История Рима от основания Города - Тит Ливий
Шрифт:
Интервал:
Закладка:
22. (1) В июньские ноны из Африки вернулись послы71, которые, посетив сначала царя Масиниссу, побывали и в Карфагене; впрочем, о карфагенских делах они гораздо точнее узнали от Масиниссы, чем от самих карфагенян. (2) Они утверждали, что туда от царя Персея явились послы, и ночью в храме Эскулапа72 были приняты тамошним сенатом. (3) Из Карфагена в Македонию тоже послали послов, это и царь утверждал, и сами карфагеняне не так уж настойчиво отрицали. Сенат постановил, что в Македонию тоже надо отправить послов. Послали троих: Гая Лелия, Марка Валерия Мессалу и Секста Дигития.

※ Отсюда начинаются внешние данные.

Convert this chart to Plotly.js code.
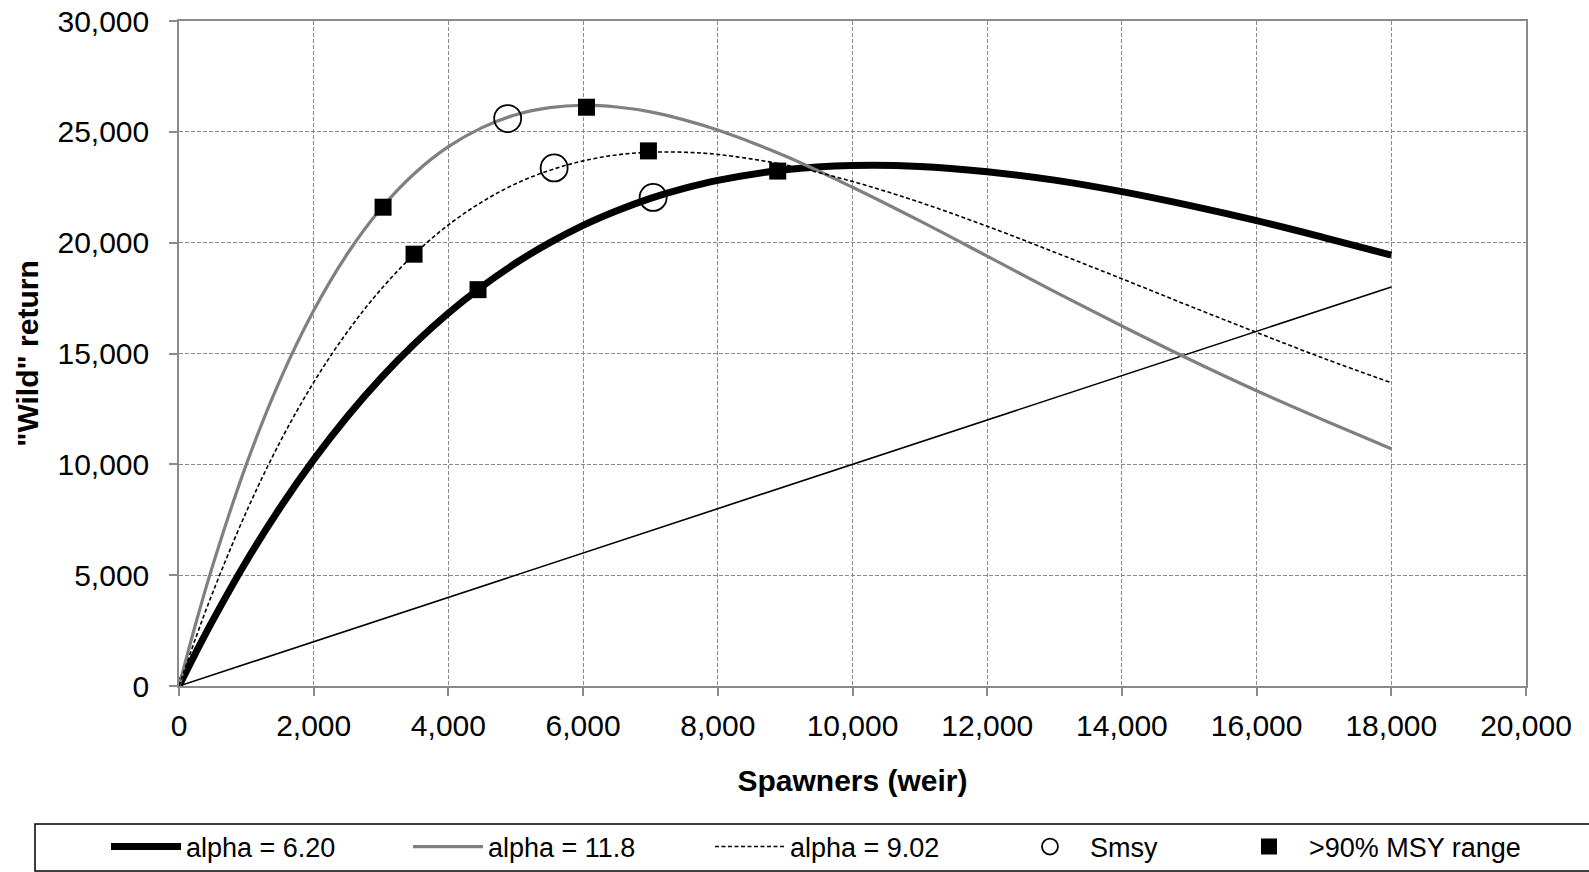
<!DOCTYPE html>
<html>
<head>
<meta charset="utf-8">
<script src="https://cdn.plot.ly/plotly-3.0.1.min.js"></script>
<style>
  html, body { margin: 0; padding: 0; background: #ffffff; }
  #chart { width: 1589px; height: 872px; }
</style>
</head>
<body>
<div id="chart"></div>
<script>
// Spawners (weir) at which the curves were read
const spawners = [0, 250, 500, 1000, 1500, 2000, 2500, 3000, 3500, 4000, 4500, 5000, 5500, 6000,
  6500, 7000, 7500, 8000, 9000, 10000, 11000, 12000, 13000, 14000, 15000, 16000, 17000, 18000];

// "Wild" return
const returnAlpha620 = [0, 1510, 2950, 5630, 8040, 10210, 12160, 13900, 15450, 16820, 18020, 19080, 19990, 20780,
  21440, 22000, 22450, 22810, 23290, 23480, 23440, 23200, 22820, 22300, 21680, 20990, 20230, 19440];
const returnAlpha118 = [0, 2830, 5430, 10000, 13800, 16940, 19500, 21540, 23130, 24330, 25190, 25770, 26090, 26200,
  26120, 25900, 25540, 25080, 23910, 22500, 20980, 19390, 17790, 16240, 14740, 13320, 11990, 10700];
const returnAlpha902 = [0, 2180, 4210, 7860, 11010, 13700, 15980, 17900, 19500, 20800, 21840, 22660, 23260, 23690,
  23960, 24080, 24080, 23980, 23510, 22760, 21820, 20740, 19570, 18370, 17150, 15950, 14780, 13680];

// Replacement line (return = spawners)
const replacementX = [0, 18000];
const replacementY = [0, 18000];

// Smsy points
const smsyX = [4880, 5570, 7040];
const smsyY = [25600, 23370, 22040];

// >90% MSY range end points
const msyRangeX = [3030, 3490, 4440, 6050, 6970, 8890];
const msyRangeY = [21600, 19480, 17880, 26110, 24140, 23230];

const xTicks = [0, 2000, 4000, 6000, 8000, 10000, 12000, 14000, 16000, 18000, 20000];
const yTicks = [0, 5000, 10000, 15000, 20000, 25000, 30000];

const seriesNames = ['alpha = 6.20', 'alpha = 11.8', 'alpha = 9.02', 'Smsy', '>90% MSY range'];

const FONT = 'Liberation Sans, Arial, sans-serif';
const GRID = '#8a8a8a';

const traces = [
  {
    x: replacementX, y: replacementY, type: 'scatter', mode: 'lines',
    line: { color: '#000000', width: 1.6 }, showlegend: false, hoverinfo: 'skip'
  },
  {
    x: spawners, y: returnAlpha620, type: 'scatter', mode: 'lines', name: seriesNames[0],
    line: { color: '#000000', width: 7, shape: 'spline' }, legend: 'legend'
  },
  {
    x: spawners, y: returnAlpha118, type: 'scatter', mode: 'lines', name: seriesNames[1],
    line: { color: '#808080', width: 3.2, shape: 'spline' }, legend: 'legend'
  },
  {
    x: spawners, y: returnAlpha902, type: 'scatter', mode: 'lines', name: seriesNames[2],
    line: { color: '#000000', width: 1.6, dash: '4px,2.5px', shape: 'spline' }, legend: 'legend'
  },
  {
    x: smsyX, y: smsyY, type: 'scatter', mode: 'markers', name: seriesNames[3],
    marker: { symbol: 'circle-open', size: 27, color: '#000000', line: { width: 1.8, color: '#000000' } },
    legend: 'legend2'
  },
  {
    x: msyRangeX, y: msyRangeY, type: 'scatter', mode: 'markers', name: seriesNames[4],
    marker: { symbol: 'square', size: 17, color: '#000000' }, legend: 'legend3'
  }
];

const axisCommon = {
  showline: true, linecolor: GRID, linewidth: 1.5, mirror: true,
  showgrid: true, gridcolor: GRID, gridwidth: 1.2, griddash: '4px,2px',
  zeroline: false,
  ticks: 'outside', ticklen: 8, tickcolor: GRID, tickwidth: 1.5,
  tickfont: { family: FONT, size: 30, color: '#000000' },
  tickformat: ',d'
};

const legendCommon = {
  orientation: 'h', xanchor: 'left', y: -0.2421, yanchor: 'middle',
  font: { family: FONT, size: 27, color: '#000000' },
  itemwidth: 70, bgcolor: 'rgba(0,0,0,0)', borderwidth: 0,
  traceorder: 'normal', itemclick: false, itemdoubleclick: false
};

const layout = {
  width: 1589, height: 872,
  paper_bgcolor: '#ffffff', plot_bgcolor: '#ffffff',
  margin: { l: 179, r: 63, t: 21, b: 186, autoexpand: false },
  font: { family: FONT, color: '#000000' },
  xaxis: Object.assign({}, axisCommon, {
    range: [0, 20000], tickvals: xTicks, ticklabelstandoff: 4,
    title: { text: '<b>Spawners (weir)</b>', font: { family: FONT, size: 30, color: '#000000' }, standoff: 29 }
  }),
  yaxis: Object.assign({}, axisCommon, {
    range: [0, 30000], tickvals: yTicks, ticklabelstandoff: 14,
    title: { text: '<b>"Wild" return</b>', font: { family: FONT, size: 30, color: '#000000' }, standoff: 10 }
  }),
  showlegend: true,
  legend: Object.assign({}, legendCommon, { x: -0.0542, entrywidth: 217 }),
  legend2: Object.assign({}, legendCommon, { x: 0.6169 }),
  legend3: Object.assign({}, legendCommon, { x: 0.7795 }),
  shapes: [
    {
      type: 'rect', xref: 'paper', yref: 'paper',
      x0: -0.1069, x1: 1.06, y0: -0.2782, y1: -0.2075,
      line: { color: '#000000', width: 1.5 }, fillcolor: 'rgba(0,0,0,0)', layer: 'below'
    }
  ]
};

Plotly.newPlot('chart', traces, layout, { displayModeBar: false, responsive: false });
</script>
</body>
</html>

(4) Тем временем Персей73, выступив с войском, полностью подчинил своей власти все племя долопов74, которые не все повиновались ему и предпочитали в сомнительных случаях советоваться с римлянами. (5) После этого, перейдя через Эгейские горы, он, смущаемый страхом богов, направился к оракулу в Дельфы. Внезапно появившись в самой средине Греции, он не только нагнал страх на соседние города, но даже в Азию к царю Эвмену понеслись тревожные вести. (6) Проведя в Дельфах не более трех дней, он вернулся в свое царство, через Фтиотидскую Ахайю и Фессалию, не причинив никакого вреда тем, через чьи земли шел. (7) Он не только старался расположить к себе государства, через которые собирался идти, но рассылал и послов, и письма, – прося позабыть о прежних распрях с его отцом: не такая уж это была вражда, чтобы по смерти Филиппа невозможно и не должно было о ней забыть: (8) с ним, Персеем, у них теперь все пойдет по-новому и должна быть прочная дружба. Особенно искал он пути к примирению с ахейским народом.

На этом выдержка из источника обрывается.